By James, Erin | Journal of Narrative Theory, Fall 2015 | Go to article overview

Immersed in the Storyworld: Rotten English and Orality in Ken Saro-Wiwa's Sozaboy


James, Erin, Journal of Narrative Theory


Perhaps the most striking thing about Ken Saro-Wiwa's novel about the Nigerian Civil War, Sozaboy (1985), is that he references oil only once in the text, in passing. The novel's narrator and protagonist Mene-a naïve young man struggling to decipher the political and economic forces that shape his world-speaks of the natural resource in a metaphor about the dangers of serving as a soldier (soza) on patrol. "As petrol burns," he states, "that is how this patrol kills" (104). On the surface, the metaphor makes a figurative, visual, and aural connection between the fast-burning oil flares of the Niger Delta and the speed with which a patrolling soldier can meet his death.
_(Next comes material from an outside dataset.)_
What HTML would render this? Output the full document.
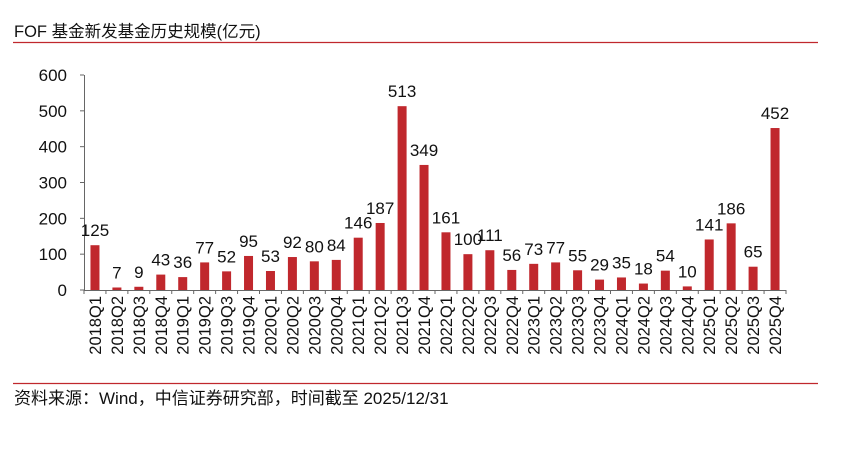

But dig deeper and the metaphor raises a significant question: why is oil not mentioned more in this novel?

The question is vexing given Saro-Wiwa's reputation as one of the world's foremost protestors of the oil industry. As a founding member of MOSOP (the Movement of the Survival of the Ogoni People) and through non-fiction texts such as the political pamphlet "The Ogoni Nationality Today and Tomorrow" (1968), the civil war memoir On A Darkling Plain (1989), the polemic Genocide in Nigeria (1992), and the prison diary A Month and A Day (1995), he launched an environmental justice campaign and drew worldwide attention to the corrupt oil politics of the Niger Delta and destruction of his minority Ogoni tribe at the hands of the multinational oil companies Shell and Chevron and their partners in the Nigerian federal government. In these texts Saro-Wiwa is insistent that the health of Niger Delta minorities such as the Ogoni relies upon the redistribution of oil profits, and he regularly appeals to the international community to help correct the social and environmental injustices to which they contribute when they purchase Shell and Chevron gas. Saro-Wiwa's campaign was so successful it eventually caught the ears of those he was protesting. After being arrested on trumped up murder charges and enduring a farcical trial that drew international attention, Saro-Wiwa was executed and thereby silenced by General Sani Abacha's regime on November 10, 1995. Oil was so important to Saro-Wiwa that he ended up paying for it with his life. Why then does his imaginative retelling of a war largely fought because of oil only mention it once, and figuratively?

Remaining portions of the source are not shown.